▸ **COLLECTED DATA**

━━━━━━

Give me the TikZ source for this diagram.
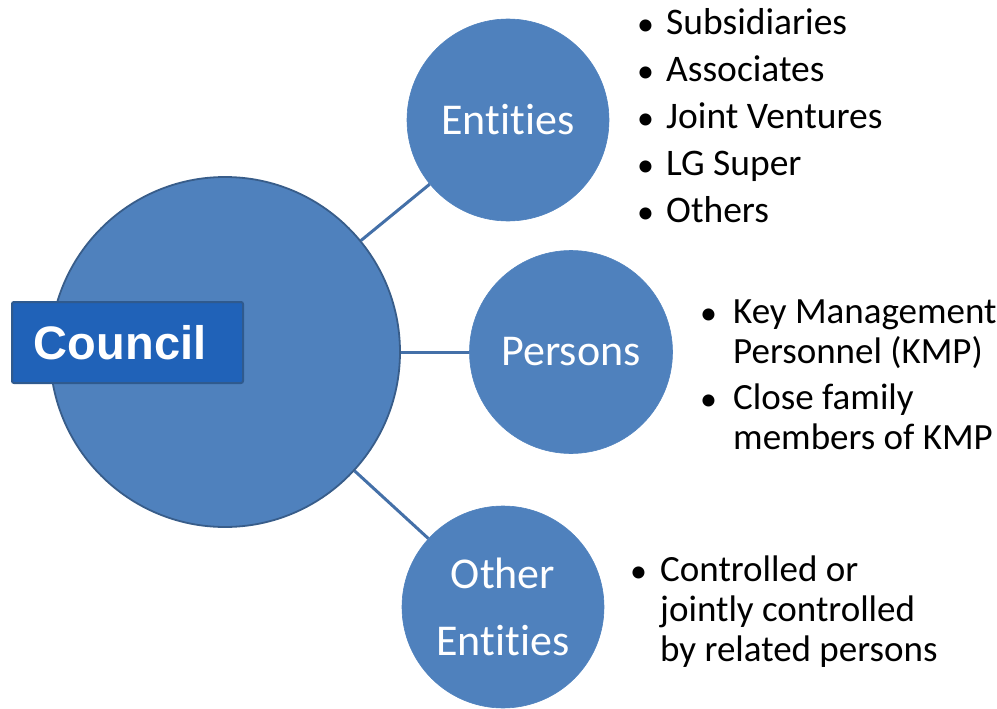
\documentclass[tikz,border=0pt]{standalone}
\usepackage{fontspec}
\setmainfont{Carlito}[Ligatures=NoCommon]
\setsansfont{Liberation Sans}
\definecolor{bubbleblue}{HTML}{4F81BD}
\definecolor{hubedge}{HTML}{385D8A}
\definecolor{linkblue}{HTML}{4470A8}
\definecolor{boxblue}{HTML}{2062B8}
\definecolor{boxedge}{HTML}{2F5A8E}
\newcommand{\dotitem}[1][29pt]{\makebox[#1][l]{\raisebox{-1pt}{\fontsize{34}{34}\selectfont\textbullet}}}

\begin{document}
\begin{tikzpicture}[x=1pt,y=-1pt,
    every node/.style={inner sep=0pt},
    bubble/.style={circle,fill=bubbleblue,draw=bubbleblue,line width=0.6pt,
      text=white,align=center,font=\fontsize{44}{67}\selectfont},
    hub/.style={bubble,draw=hubedge,line width=1.8pt},
    link/.style={draw=linkblue,line width=3pt},
    points/.style={anchor=base west,font=\fontsize{37.5}{47}\selectfont}
  ]
  \useasboundingbox (0,0) rectangle (997,709);

  % centre and the three groups
  \node[hub,minimum size=350pt] (council) at (225,352) {};
  \node[bubble,minimum size=202pt] (entities) at (508,120) {Entities};
  \node[bubble,minimum size=203pt] (persons) at (571,352) {Persons};
  \node[bubble,minimum size=202pt] (others) at (503,607) {Other\\Entities};

  \draw[link] (council) -- (entities);
  \draw[link] (council) -- (persons);
  \draw[link] (council) -- (others);

  \node[fill=boxblue,draw=boxedge,line width=2pt,rounded corners=2pt,
    minimum height=81pt,inner xsep=22pt,text width=187pt,align=left,
    text=white,font=\sffamily\bfseries\fontsize{47}{50}\selectfont]
    (councilbox) at (127.5,342.5) {Council};

  % bullet lists
  \node[points] (entlist) at (637,35) {\begin{tabular}[t]{@{}l@{}}
      \dotitem Subsidiaries\\
      \dotitem Associates\\
      \dotitem Joint Ventures\\
      \dotitem LG Super\\
      \dotitem Others
    \end{tabular}};
  \node[points,font=\fontsize{37}{40}\selectfont] (perslist) at (700,323) {\begin{tabular}[t]{@{}l@{}l@{}}
      \dotitem[33pt] & Key Management\\
      & Personnel (KMP)\\[6pt]
      \dotitem[33pt] & Close family\\
      & members of KMP
    \end{tabular}};
  \node[points,font=\fontsize{37}{40}\selectfont] (othlist) at (630,581) {\begin{tabular}[t]{@{}l@{}l@{}}
      \dotitem[30pt] & Controlled or\\
      & jointly controlled\\
      & by related persons
    \end{tabular}};
\end{tikzpicture}
\end{document}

━━━━━━

▸ **YOUR TASK**
Except for the pictures, reproduce every line exactly.

▸ **RIGHT ANSWER**
Give me the TikZ source for this diagram.
\documentclass[tikz,border=0pt]{standalone}
\usepackage{fontspec}
\setmainfont{Carlito}[Ligatures=NoCommon]
\setsansfont{Liberation Sans}
\definecolor{bubbleblue}{HTML}{4F81BD}
\definecolor{hubedge}{HTML}{385D8A}
\definecolor{linkblue}{HTML}{4470A8}
\definecolor{boxblue}{HTML}{2062B8}
\definecolor{boxedge}{HTML}{2F5A8E}
\newcommand{\dotitem}[1][29pt]{\makebox[#1][l]{\raisebox{-1pt}{\fontsize{34}{34}\selectfont\textbullet}}}

\begin{document}
\begin{tikzpicture}[x=1pt,y=-1pt,
    every node/.style={inner sep=0pt},
    bubble/.style={circle,fill=bubbleblue,draw=bubbleblue,line width=0.6pt,
      text=white,align=center,font=\fontsize{44}{67}\selectfont},
    hub/.style={bubble,draw=hubedge,line width=1.8pt},
    link/.style={draw=linkblue,line width=3pt},
    points/.style={anchor=base west,font=\fontsize{37.5}{47}\selectfont}
  ]
  \useasboundingbox (0,0) rectangle (997,709);

  % centre and the three groups
  \node[hub,minimum size=350pt] (council) at (225,352) {};
  \node[bubble,minimum size=202pt] (entities) at (508,120) {Entities};
  \node[bubble,minimum size=203pt] (persons) at (571,352) {Persons};
  \node[bubble,minimum size=202pt] (others) at (503,607) {Other\\Entities};

  \draw[link] (council) -- (entities);
  \draw[link] (council) -- (persons);
  \draw[link] (council) -- (others);

  \node[fill=boxblue,draw=boxedge,line width=2pt,rounded corners=2pt,
    minimum height=81pt,inner xsep=22pt,text width=187pt,align=left,
    text=white,font=\sffamily\bfseries\fontsize{47}{50}\selectfont]
    (councilbox) at (127.5,342.5) {Council};

  % bullet lists
  \node[points] (entlist) at (637,35) {\begin{tabular}[t]{@{}l@{}}
      \dotitem Subsidiaries\\
      \dotitem Associates\\
      \dotitem Joint Ventures\\
      \dotitem LG Super\\
      \dotitem Others
    \end{tabular}};
  \node[points,font=\fontsize{37}{40}\selectfont] (perslist) at (700,323) {\begin{tabular}[t]{@{}l@{}l@{}}
      \dotitem[33pt] & Key Management\\
      & Personnel (KMP)\\[6pt]
      \dotitem[33pt] & Close family\\
      & members of KMP
    \end{tabular}};
  \node[points,font=\fontsize{37}{40}\selectfont] (othlist) at (630,581) {\begin{tabular}[t]{@{}l@{}l@{}}
      \dotitem[30pt] & Controlled or\\
      & jointly controlled\\
      & by related persons
    \end{tabular}};
\end{tikzpicture}
\end{document}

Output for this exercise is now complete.